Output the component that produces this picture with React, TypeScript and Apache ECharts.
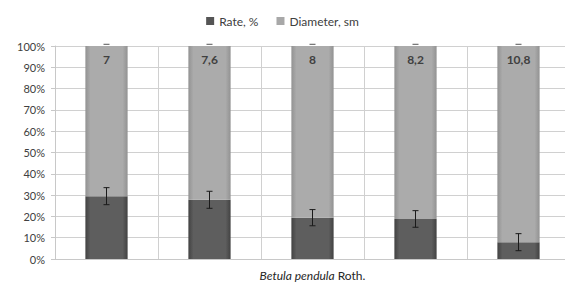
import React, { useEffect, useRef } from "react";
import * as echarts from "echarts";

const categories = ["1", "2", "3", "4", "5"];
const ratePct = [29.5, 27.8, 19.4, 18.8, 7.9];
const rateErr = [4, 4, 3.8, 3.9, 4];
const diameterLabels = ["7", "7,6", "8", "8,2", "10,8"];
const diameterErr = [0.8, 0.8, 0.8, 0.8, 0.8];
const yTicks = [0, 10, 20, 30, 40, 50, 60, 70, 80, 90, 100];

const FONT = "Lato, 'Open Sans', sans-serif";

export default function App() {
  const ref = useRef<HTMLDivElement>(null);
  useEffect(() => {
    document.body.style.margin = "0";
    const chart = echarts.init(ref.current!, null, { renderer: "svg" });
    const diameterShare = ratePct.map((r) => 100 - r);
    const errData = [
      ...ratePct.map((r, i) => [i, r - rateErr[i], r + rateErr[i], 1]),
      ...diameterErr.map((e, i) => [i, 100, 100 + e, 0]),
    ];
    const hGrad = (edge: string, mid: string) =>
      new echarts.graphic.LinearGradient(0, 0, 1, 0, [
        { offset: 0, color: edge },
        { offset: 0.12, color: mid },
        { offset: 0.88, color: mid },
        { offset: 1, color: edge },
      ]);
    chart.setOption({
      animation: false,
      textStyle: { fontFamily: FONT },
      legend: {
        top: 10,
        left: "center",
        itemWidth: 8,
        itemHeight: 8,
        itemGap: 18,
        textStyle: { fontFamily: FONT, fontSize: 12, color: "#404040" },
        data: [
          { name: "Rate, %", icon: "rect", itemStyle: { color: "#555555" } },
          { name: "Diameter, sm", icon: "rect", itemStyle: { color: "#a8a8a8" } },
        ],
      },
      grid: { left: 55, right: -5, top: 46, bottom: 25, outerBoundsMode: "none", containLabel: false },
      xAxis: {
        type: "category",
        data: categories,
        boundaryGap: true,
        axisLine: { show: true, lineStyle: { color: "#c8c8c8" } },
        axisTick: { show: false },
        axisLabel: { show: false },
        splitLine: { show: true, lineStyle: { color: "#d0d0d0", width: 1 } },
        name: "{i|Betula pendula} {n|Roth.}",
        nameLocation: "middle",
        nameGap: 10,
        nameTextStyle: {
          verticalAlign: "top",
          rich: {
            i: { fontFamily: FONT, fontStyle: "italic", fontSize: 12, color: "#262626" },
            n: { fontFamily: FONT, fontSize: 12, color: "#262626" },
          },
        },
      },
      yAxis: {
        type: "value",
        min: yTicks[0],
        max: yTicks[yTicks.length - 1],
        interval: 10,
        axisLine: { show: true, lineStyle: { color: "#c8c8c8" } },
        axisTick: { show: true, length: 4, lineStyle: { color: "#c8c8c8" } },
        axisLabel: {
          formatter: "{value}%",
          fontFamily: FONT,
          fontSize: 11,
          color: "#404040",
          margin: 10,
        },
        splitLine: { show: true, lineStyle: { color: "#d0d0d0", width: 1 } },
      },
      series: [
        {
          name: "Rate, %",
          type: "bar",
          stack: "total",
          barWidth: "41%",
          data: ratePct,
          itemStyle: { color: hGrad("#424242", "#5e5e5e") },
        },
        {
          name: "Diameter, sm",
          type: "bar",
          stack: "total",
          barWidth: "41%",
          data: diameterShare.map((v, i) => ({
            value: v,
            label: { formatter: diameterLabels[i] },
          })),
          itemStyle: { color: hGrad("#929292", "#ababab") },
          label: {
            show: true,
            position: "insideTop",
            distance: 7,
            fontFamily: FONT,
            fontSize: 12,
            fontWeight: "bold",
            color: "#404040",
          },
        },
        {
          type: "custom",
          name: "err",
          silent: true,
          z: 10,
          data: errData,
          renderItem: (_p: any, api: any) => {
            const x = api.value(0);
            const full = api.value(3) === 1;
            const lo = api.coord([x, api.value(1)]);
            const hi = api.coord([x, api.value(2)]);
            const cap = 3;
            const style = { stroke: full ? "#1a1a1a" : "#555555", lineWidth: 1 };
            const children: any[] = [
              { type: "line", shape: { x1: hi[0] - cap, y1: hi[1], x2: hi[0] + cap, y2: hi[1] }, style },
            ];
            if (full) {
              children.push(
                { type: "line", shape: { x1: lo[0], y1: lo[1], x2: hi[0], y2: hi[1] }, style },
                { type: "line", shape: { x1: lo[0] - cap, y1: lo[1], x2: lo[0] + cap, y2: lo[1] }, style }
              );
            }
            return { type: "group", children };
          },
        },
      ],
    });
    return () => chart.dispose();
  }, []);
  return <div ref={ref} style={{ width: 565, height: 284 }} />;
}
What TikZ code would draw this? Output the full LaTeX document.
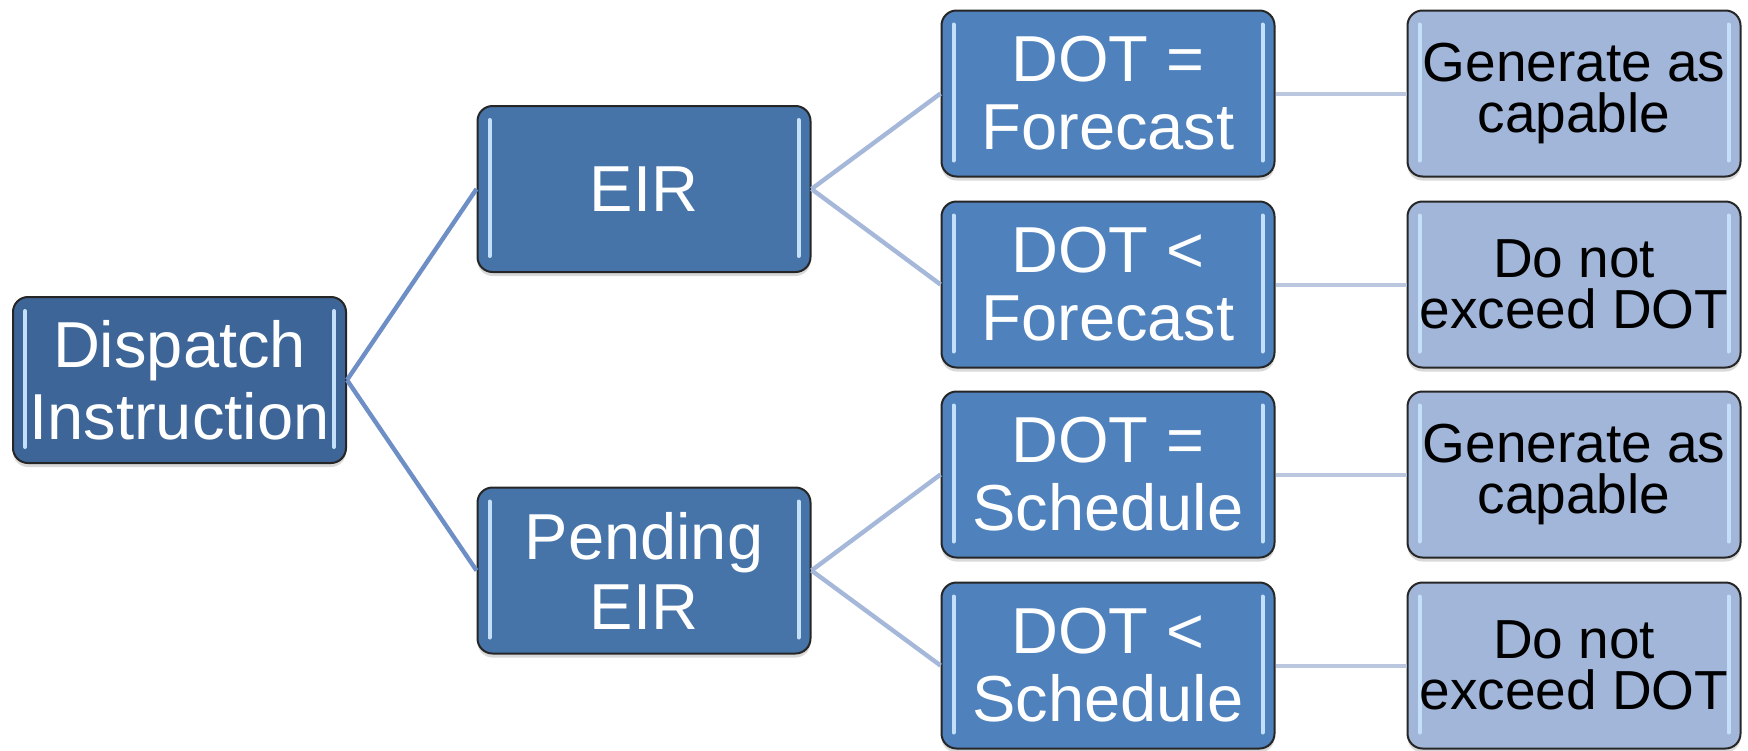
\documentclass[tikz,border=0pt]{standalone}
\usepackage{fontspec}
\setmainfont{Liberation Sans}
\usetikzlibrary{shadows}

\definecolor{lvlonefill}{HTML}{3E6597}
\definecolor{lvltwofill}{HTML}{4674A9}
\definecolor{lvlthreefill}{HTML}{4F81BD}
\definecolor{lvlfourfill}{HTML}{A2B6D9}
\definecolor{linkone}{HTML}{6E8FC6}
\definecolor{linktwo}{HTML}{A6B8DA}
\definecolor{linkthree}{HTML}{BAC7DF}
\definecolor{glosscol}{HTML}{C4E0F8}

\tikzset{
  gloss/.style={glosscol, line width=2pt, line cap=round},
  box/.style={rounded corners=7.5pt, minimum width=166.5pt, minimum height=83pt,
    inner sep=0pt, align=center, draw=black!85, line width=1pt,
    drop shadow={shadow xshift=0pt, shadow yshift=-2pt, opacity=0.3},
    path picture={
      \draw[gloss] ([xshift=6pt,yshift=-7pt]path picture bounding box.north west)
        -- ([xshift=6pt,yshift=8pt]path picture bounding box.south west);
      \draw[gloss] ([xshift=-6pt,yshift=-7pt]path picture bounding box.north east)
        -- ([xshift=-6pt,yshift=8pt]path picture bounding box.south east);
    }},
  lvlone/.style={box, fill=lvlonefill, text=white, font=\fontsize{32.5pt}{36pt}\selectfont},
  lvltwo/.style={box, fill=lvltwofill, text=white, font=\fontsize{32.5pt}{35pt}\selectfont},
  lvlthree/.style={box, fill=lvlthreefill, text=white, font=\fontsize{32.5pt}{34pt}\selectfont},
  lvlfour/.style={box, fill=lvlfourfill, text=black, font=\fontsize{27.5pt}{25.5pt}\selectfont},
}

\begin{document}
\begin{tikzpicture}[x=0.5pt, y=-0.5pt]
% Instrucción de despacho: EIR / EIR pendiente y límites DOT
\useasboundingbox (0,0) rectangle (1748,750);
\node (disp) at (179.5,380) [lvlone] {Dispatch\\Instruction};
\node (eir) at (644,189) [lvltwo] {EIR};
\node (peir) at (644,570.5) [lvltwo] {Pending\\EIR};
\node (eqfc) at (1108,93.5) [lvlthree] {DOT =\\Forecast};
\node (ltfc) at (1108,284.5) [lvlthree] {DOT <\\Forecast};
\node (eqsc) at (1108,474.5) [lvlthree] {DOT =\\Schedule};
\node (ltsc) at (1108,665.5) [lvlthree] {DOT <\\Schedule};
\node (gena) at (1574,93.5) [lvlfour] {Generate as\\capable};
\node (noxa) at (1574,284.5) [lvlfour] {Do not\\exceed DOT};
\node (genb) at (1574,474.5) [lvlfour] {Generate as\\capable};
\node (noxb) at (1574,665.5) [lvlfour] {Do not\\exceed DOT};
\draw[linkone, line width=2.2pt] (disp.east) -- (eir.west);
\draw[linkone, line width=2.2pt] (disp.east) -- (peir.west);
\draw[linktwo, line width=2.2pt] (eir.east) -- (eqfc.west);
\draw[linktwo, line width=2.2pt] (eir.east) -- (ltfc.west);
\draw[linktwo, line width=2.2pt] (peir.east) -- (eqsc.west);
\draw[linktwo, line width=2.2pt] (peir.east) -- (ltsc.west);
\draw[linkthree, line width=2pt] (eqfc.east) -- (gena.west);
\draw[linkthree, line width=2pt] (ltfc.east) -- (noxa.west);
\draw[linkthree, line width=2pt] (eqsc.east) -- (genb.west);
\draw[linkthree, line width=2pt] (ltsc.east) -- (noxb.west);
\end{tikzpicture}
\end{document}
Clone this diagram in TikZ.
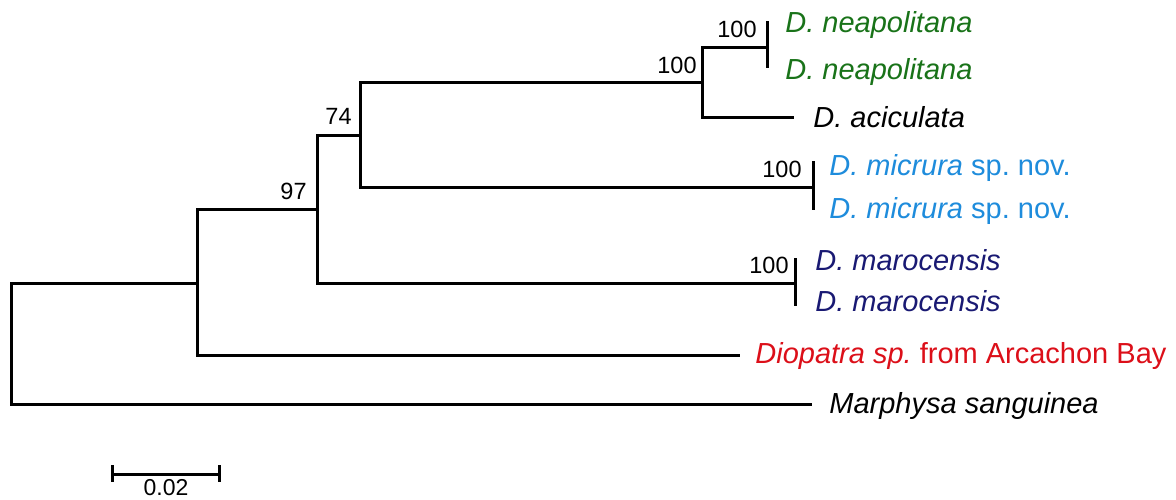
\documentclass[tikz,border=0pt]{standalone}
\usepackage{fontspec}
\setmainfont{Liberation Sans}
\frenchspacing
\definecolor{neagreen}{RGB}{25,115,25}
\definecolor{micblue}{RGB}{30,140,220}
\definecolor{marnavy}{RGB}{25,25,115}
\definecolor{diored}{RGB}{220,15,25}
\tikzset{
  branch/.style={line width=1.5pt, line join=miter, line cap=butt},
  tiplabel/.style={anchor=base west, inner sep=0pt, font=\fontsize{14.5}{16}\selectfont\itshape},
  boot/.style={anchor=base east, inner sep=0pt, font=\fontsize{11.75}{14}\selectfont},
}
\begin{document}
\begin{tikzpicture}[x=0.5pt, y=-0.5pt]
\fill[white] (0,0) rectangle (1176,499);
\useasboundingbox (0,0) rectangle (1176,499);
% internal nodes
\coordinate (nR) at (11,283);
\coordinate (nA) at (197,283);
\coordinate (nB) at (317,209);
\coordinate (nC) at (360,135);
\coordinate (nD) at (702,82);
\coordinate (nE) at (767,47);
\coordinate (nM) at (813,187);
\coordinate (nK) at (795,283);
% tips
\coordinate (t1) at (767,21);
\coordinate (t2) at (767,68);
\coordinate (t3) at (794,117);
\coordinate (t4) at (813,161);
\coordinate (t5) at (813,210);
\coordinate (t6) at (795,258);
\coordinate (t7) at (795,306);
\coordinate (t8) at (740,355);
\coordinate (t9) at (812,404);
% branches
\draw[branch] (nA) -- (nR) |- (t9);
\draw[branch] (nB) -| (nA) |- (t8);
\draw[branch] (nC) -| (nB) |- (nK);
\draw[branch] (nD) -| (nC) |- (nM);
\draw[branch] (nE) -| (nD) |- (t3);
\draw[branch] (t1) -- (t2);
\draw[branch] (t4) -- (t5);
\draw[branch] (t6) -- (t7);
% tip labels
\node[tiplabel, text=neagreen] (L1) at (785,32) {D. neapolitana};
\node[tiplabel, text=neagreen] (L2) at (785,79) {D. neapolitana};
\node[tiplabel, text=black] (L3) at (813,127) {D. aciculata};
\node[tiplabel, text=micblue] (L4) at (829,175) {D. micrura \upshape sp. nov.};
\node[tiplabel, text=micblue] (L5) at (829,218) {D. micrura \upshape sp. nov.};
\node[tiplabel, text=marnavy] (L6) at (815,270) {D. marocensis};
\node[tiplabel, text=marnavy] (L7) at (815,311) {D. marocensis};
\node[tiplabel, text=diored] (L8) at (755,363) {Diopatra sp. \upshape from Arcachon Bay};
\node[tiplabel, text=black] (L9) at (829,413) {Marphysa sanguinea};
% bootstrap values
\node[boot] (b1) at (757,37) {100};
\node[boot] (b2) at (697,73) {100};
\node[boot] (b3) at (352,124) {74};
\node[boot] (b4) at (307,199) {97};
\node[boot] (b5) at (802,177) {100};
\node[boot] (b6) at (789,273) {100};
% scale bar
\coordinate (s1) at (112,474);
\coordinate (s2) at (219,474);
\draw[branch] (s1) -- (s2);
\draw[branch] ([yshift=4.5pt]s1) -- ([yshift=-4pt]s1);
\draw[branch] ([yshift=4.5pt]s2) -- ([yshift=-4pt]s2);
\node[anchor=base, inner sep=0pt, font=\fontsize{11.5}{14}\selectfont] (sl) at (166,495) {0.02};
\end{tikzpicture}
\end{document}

- - - - - - -

What you need to do = From the entries above, list each line with "React" in it.

Solution for this task =
Output the component that produces this picture with React, TypeScript and Apache ECharts.
import React, { useEffect, useRef } from "react";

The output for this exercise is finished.